Two of the three candidates vying to become Wales' next First Minister have promised to reform school budgets if they come to power.
Carwyn Jones and Huw Lewis both said education funding must be shared more equally among schools and councils to give pupils a level playing field, and pledged to tackle inequalities in the system.
Although she did not make the same promise, the third candidate, Edwina Hart, said schools need to work more closely together, sharing resources and programmes, and not in isolation.
The trio, who are competing to replace Rhodri Morgan as leader of the Welsh Labour Party, and thus take the top Assembly Government job, have each put education at the top of their campaign agenda.
Edwina Hart, the Health Minister and AM for Ogmore, has the backing of Jane Hutt, the Education Minister, in her leadership bid.
If she comes to power, Ms Hart said she would continue to encourage the kind of progressive ideas in education that have characterised Wales since devolution.
Ms Hart said that tackling child poverty was central to her campaign, and early-years initiatives such as flying start and the foundation phase would be built on.
She also wants to tackle the issue of young people who are Neet (not in education, employment or training) and plans to hold a summit where public organisations, voluntary bodies and private firms would offer experience to young people to help them kick-start their careers.
She said: "Education represents our future, and I want to see an environment where all our young people thrive, regardless of whether they are looking for a vocational or a more academic road to adulthood."
Carwyn Jones, Assembly Member for Bridgend and the Assembly's Counsel General, had a brief stint as education minister after the 2007 Assembly election, before handing over the portfolio to Jane Hutt after the One Wales power-sharing agreement with Plaid Cymru.
During his seven-week tenure, he set out plans to deal with basic skills and the 14-19 learning pathways, themes he plans to focus on if he gets the top job.
He said: "We need to continue to innovate and our 14-19 agenda should offer more work-based learning opportunities. We have to continue our strong skills agenda, to ensure that we compete in the world on knowledge rather than low pay."
Mr Jones will launch his full manifesto next week, saying it is "time to get real" on education.
Early-years investment will be "the absolute priority", and other aims include a fully funded foundation phase, greater support for transition from primary to secondary, a stronger capital fund for school building and turning schools into community hubs.

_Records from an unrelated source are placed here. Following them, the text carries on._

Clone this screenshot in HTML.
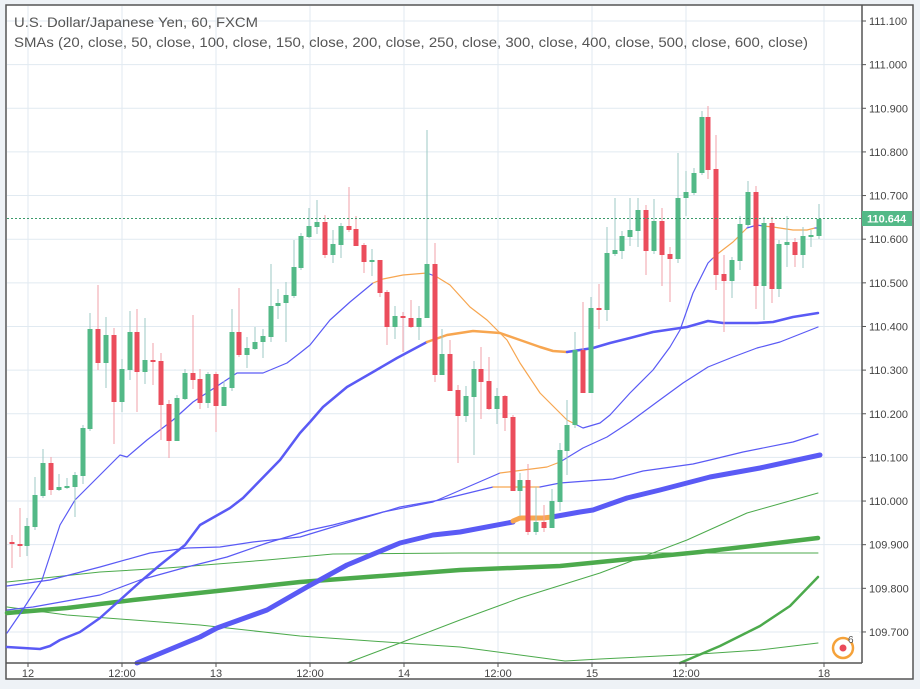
<!DOCTYPE html>
<html><head><meta charset="utf-8"><style>
html,body{margin:0;padding:0;background:#eef2f6;}
body{width:920px;height:689px;overflow:hidden;font-family:"Liberation Sans",sans-serif;}
svg{position:absolute;left:0;top:0;}
</style></head><body>
<svg id="s" width="920" height="689" xmlns="http://www.w3.org/2000/svg">
<rect x="6" y="5" width="907" height="674" fill="#fff" stroke="#555" stroke-width="1.5"/>
<g id="grid" stroke="#e1eaf1" stroke-width="1"></g>
<g id="lines" fill="none" stroke-linejoin="round" stroke-linecap="round"></g>
<g id="candles"></g>
<line x1="7" y1="218.5" x2="862" y2="218.5" stroke="#3b9a6a" stroke-width="1" stroke-dasharray="2,2"/>
<line x1="862" y1="5" x2="862" y2="663" stroke="#555" stroke-width="1.5"/>
<line x1="6" y1="663" x2="862" y2="663" stroke="#555" stroke-width="1.5"/>
<g id="labels" font-size="11" fill="#444"></g>
<rect x="862" y="211" width="50" height="15" fill="#53b987"/>
<text x="867" y="222.5" font-size="11" fill="#fff" font-weight="bold">110.644</text>
<text x="14" y="27" font-size="14" fill="#555" textLength="244" lengthAdjust="spacingAndGlyphs">U.S. Dollar/Japanese Yen, 60, FXCM</text>
<text x="14" y="47" font-size="14" fill="#555" textLength="794" lengthAdjust="spacingAndGlyphs">SMAs (20, close, 50, close, 100, close, 150, close, 200, close, 250, close, 300, close, 400, close, 500, close, 600, close)</text>
<circle cx="843" cy="648" r="10" fill="none" stroke="#f5a23a" stroke-width="2.5"/>
<rect x="849" y="632" width="10" height="10" fill="#fff"/>
<circle cx="843" cy="648" r="3.5" fill="#ea4a5a"/>
<text x="848" y="643" font-size="10" fill="#555">6</text>
</svg>
<script>
var NS="http://www.w3.org/2000/svg";
function el(p,t,a){var e=document.createElementNS(NS,t);for(var k in a)e.setAttribute(k,a[k]);p.appendChild(e);return e;}
var grid=document.getElementById('grid'),lab=document.getElementById('labels');
var labels=["111.100","111.000","110.900","110.800","110.700","110.600","110.500","110.400","110.300","110.200","110.100","110.000","109.900","109.800","109.700"];
for(var i=0;i<15;i++){var y=21+i*43.64;
 el(grid,'line',{x1:7,y1:y,x2:862,y2:y});
 el(lab,'line',{x1:862,y1:y,x2:866,y2:y,stroke:'#555'});
 var t=el(lab,'text',{x:869,y:y+4});t.textContent=labels[i];}
var xs=[[28,"12"],[122,"12:00"],[216,"13"],[310,"12:00"],[404,"14"],[498,"12:00"],[592,"15"],[686,"12:00"],[824,"18"]];
xs.forEach(function(a){el(grid,'line',{x1:a[0],y1:6,x2:a[0],y2:663});
 el(lab,'line',{x1:a[0],y1:663,x2:a[0],y2:667,stroke:'#555'});
 var t=el(lab,'text',{x:a[0],y:677,'text-anchor':'middle'});t.textContent=a[1];});
var L=document.getElementById('lines');
function pl(pts,col,w){el(L,'polyline',{points:pts,stroke:col,'stroke-width':w});}
var B='#5a5af5',O='#f7a650',G='#4caa4c';
pl("7,607 67,615 200,625 300,636 400,643 460,647 520,655 565,661 600,659 700,654 760,650 818,643",G,1);
pl("7,582 100,572 167,568 267,560 333,554 460,553 600,553 818,553",G,1);
pl("347,663 400,643 460,620 520,598 600,573 687,540 747,513 818,493",G,1);
pl("680,663 720,646 760,626 790,606 818,577",G,2.5);
pl("7,613 67,608 133,600 217,591 300,582 367,577 460,570 560,566 620,560 700,552 760,545 818,538",G,4.5);
pl("7,586 50,580 100,567 150,553 187,548 220,547 253,542 300,537 333,527 367,517 400,507 440,500 493,487",B,1.2);
pl("493,487 540,487",O,1.2);
pl("540,487 560,483 613,479 643,471 693,464 710,460 743,452 793,442 818,434",B,1.2);
pl("7,610 33,607 100,595 140,580 187,567 227,557 267,543 310,530 333,525 383,512 433,502 500,473",B,1.2);
pl("500,473 547,467 560,462",O,1.2);
pl("560,462 583,448 607,437 630,422 657,402 683,383 708,367 733,357 757,348 780,342 818,327",B,1.2);
pl("137,663 200,637 217,628 267,610 307,587 347,565 400,543 433,535 460,532 513,522",B,5);
pl("513,521 520,518 543,518 552,517",O,5);
pl("552,517 580,512 593,510 627,498 660,490 710,477 760,468 820,455",B,5);
pl("7,647 40,649 50,646 60,640 80,632 100,618 120,600 140,582 160,565 185,545 200,525 230,508 243,498 280,460 300,433 310,422 323,407 347,387 373,372 397,358 427,342",B,2.5);
pl("427,342 447,335 473,331 500,333 520,340 540,347 553,351 567,352",O,2.5);
pl("567,352 593,348 610,343 630,338 653,332 687,327 708,321 723,323 743,323 757,323 773,322 793,317 818,313",B,2.5);
pl("7,633 20,614 42,580 60,525 75,500 90,485 105,470 120,455 127,457 147,440 173,420 193,402 237,373 263,373 287,363 300,353 310,345 330,320 350,302 373,283",B,1.2);
pl("373,283 383,279 403,275 427,273",O,1.2);
pl("427,273 437,277",B,1.2);
pl("437,277 450,285 470,307 487,320 507,340 520,363 540,393 557,410 567,420 577,425",O,1.2);
pl("577,425 583,428 600,423 610,415 630,393 653,370 670,347 680,330 693,293 708,263 713,258",B,1.2);
pl("713,258 720,252 733,242 747,228",O,1.2);
pl("747,228 757,225 763,226",B,1.2);
pl("763,226 773,227 793,230 807,230 815,228",O,1.2);
pl("815,228 818,228",B,1.2);
var C=[[12,542,544,535,568,'r'],[20,544,546,508,557,'r'],[27,526,546,518,556,'g'],[35,495,527,477,530,'g'],[43,463,496,449,498,'g'],[51,463,490,457,495,'r'],[59,487,490,474,491,'g'],[67,486,488,478,489,'g'],[75,475,487,472,517,'g'],[83,428,476,425,484,'g'],[90,329,429,313,431,'g'],[98,329,363,285,370,'r'],[106,335,363,317,388,'g'],[114,335,402,328,444,'r'],[122,369,402,359,412,'g'],[130,332,370,311,380,'g'],[137,332,372,309,412,'r'],[145,360,372,318,384,'g'],[153,360,362,343,385,'r'],[161,361,405,353,440,'r'],[169,404,441,400,458,'r'],[177,398,441,395,441,'g'],[185,373,399,369,400,'g'],[193,373,380,315,389,'r'],[200,379,403,369,409,'r'],[208,374,403,372,408,'g'],[216,374,406,372,432,'r'],[224,387,406,381,406,'g'],[232,332,388,309,391,'g'],[239,332,355,288,357,'r'],[247,348,355,337,368,'g'],[255,342,349,327,350,'g'],[263,336,342,329,358,'g'],[271,306,337,264,342,'g'],[278,303,306,289,319,'g'],[286,295,303,282,342,'g'],[294,267,296,240,298,'g'],[301,236,268,233,270,'g'],[309,226,237,208,238,'g'],[317,222,227,200,234,'g'],[325,222,255,215,258,'r'],[333,244,255,230,263,'g'],[341,226,245,223,258,'g'],[349,226,230,187,232,'r'],[356,229,246,216,246,'r'],[364,245,262,243,273,'r'],[372,260,262,249,276,'g'],[380,260,293,260,297,'r'],[387,292,327,290,345,'r'],[395,316,327,306,339,'g'],[403,316,318,312,352,'r'],[411,318,327,300,328,'r'],[419,318,327,306,340,'g'],[427,264,318,130,318,'g'],[435,264,375,243,382,'r'],[442,354,375,329,375,'g'],[450,354,391,340,391,'r'],[458,390,416,385,463,'r'],[466,396,416,386,422,'g'],[474,369,397,361,455,'g'],[481,369,382,347,419,'r'],[489,381,409,357,410,'r'],[497,396,409,388,424,'g'],[505,396,418,395,431,'r'],[513,417,491,415,491,'r'],[520,480,491,473,516,'g'],[528,480,532,464,535,'r'],[536,522,532,487,535,'g'],[544,522,528,505,532,'r'],[552,501,528,489,528,'g'],[560,450,502,443,511,'g'],[567,425,451,400,475,'g'],[575,350,425,332,428,'g'],[583,350,393,302,393,'r'],[591,308,393,297,393,'g'],[599,308,310,284,329,'r'],[607,253,310,227,321,'g'],[615,250,254,198,256,'g'],[622,236,251,231,259,'g'],[630,230,237,198,246,'g'],[638,210,231,198,247,'g'],[646,210,251,205,275,'r'],[654,221,251,199,254,'g'],[662,221,255,208,286,'r'],[670,254,259,247,302,'r'],[678,198,259,153,263,'g'],[686,192,198,171,216,'g'],[694,173,193,168,195,'g'],[702,117,173,111,175,'g'],[708,117,170,106,179,'r'],[716,169,275,135,290,'r'],[724,274,281,255,332,'r'],[732,260,281,257,298,'g'],[740,224,261,216,270,'g'],[748,192,225,181,227,'g'],[756,192,286,186,309,'r'],[764,223,286,217,320,'g'],[772,223,289,217,303,'r'],[779,244,289,240,297,'g'],[787,242,245,216,267,'g'],[795,242,255,238,267,'r'],[803,236,255,227,268,'g'],[811,235,237,230,247,'g'],[819,219,236,204,239,'g']];
var CG=document.getElementById('candles');
C.forEach(function(c){var g=c[5]=='g';
 el(CG,'line',{x1:c[0],y1:c[3],x2:c[0],y2:c[4],stroke:g?'#9ec9c4':'#f2a0aa','stroke-width':1});
 var h=Math.max(2,c[2]-c[1]);
 el(CG,'rect',{x:c[0]-2.5,y:c[1],width:5,height:h,fill:g?'#53b987':'#eb4d5c'});});
</script>
</body></html>
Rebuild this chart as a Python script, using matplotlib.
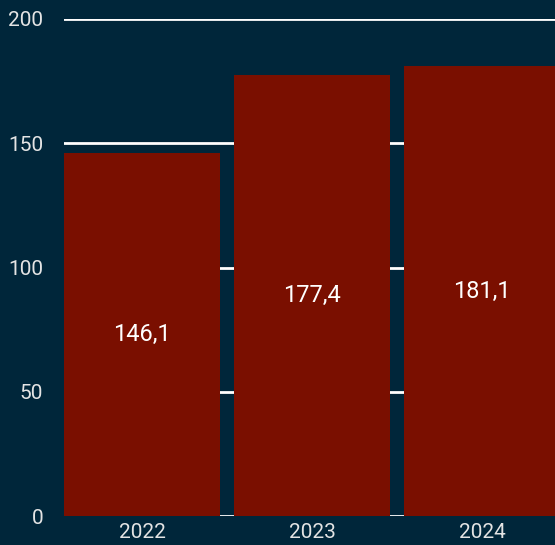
import matplotlib.pyplot as plt

years = ["2022", "2023", "2024"]
values = [146.1, 177.4, 181.1]
y_ticks = [0, 50, 100, 150, 200]

bg = "#00263a"
bar_color = "#7a0f00"
text_color = "#e4e4e4"

plt.rcParams["font.family"] = ["Roboto", "DejaVu Sans"]

fig = plt.figure(figsize=(5.55, 5.45), dpi=100, facecolor=bg)
ax = fig.add_axes([64 / 555, 29 / 545, 1 - 64 / 555, (516 - 19) / 545])
ax.set_facecolor(bg)

x = range(len(years))
ax.bar(x, values, width=0.92, color=bar_color, zorder=2)

for xi, v in zip(x, values):
    ax.text(xi, v / 2, f"{v:.1f}".replace(".", ","), ha="center", va="center",
            color="white", fontsize=17, zorder=3)

ax.set_xlim(-0.46, 2.43)
ax.set_ylim(0, 200)
ax.set_yticks(y_ticks)
ax.set_xticks(list(x))
ax.set_xticklabels(years)
ax.grid(axis="y", color="white", linewidth=2, zorder=1)
ax.tick_params(length=0, colors=text_color, labelsize=15)
ax.tick_params(axis="y", pad=15)
ax.tick_params(axis="x", pad=5)
for s in ax.spines.values():
    s.set_visible(False)

fig.savefig("out.png", dpi=100, facecolor=bg)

Huw Lewis, the Assembly Member for Merthyr Tydfil, was unceremoniously dumped from his post as deputy minister for transport and economy after the 2007 power-sharing agreement.
Mr Lewis said he wants Welsh Labour to restate its commitment to learning, and has pledged to set up a publicly managed fund for deprived children.
He also promised to revisit the recommendations of the groundbreaking Bramley Review, which said secondary funding was the key to academic success. The contentious report was shelved by the Assembly government.
Mr Lewis said: "A world-class education for everyone in Wales should not be an aspiration, but a fundamental right. Indeed, genuine opportunity for all must be the mantra that forms the cornerstone of our Welsh home."
Voting in the contest, which is open to Welsh Labour members, local parties, affiliated groups such as trade unions, Assembly Members, MPs and its MEP, is open until November 26. The winner will be announced on December 1.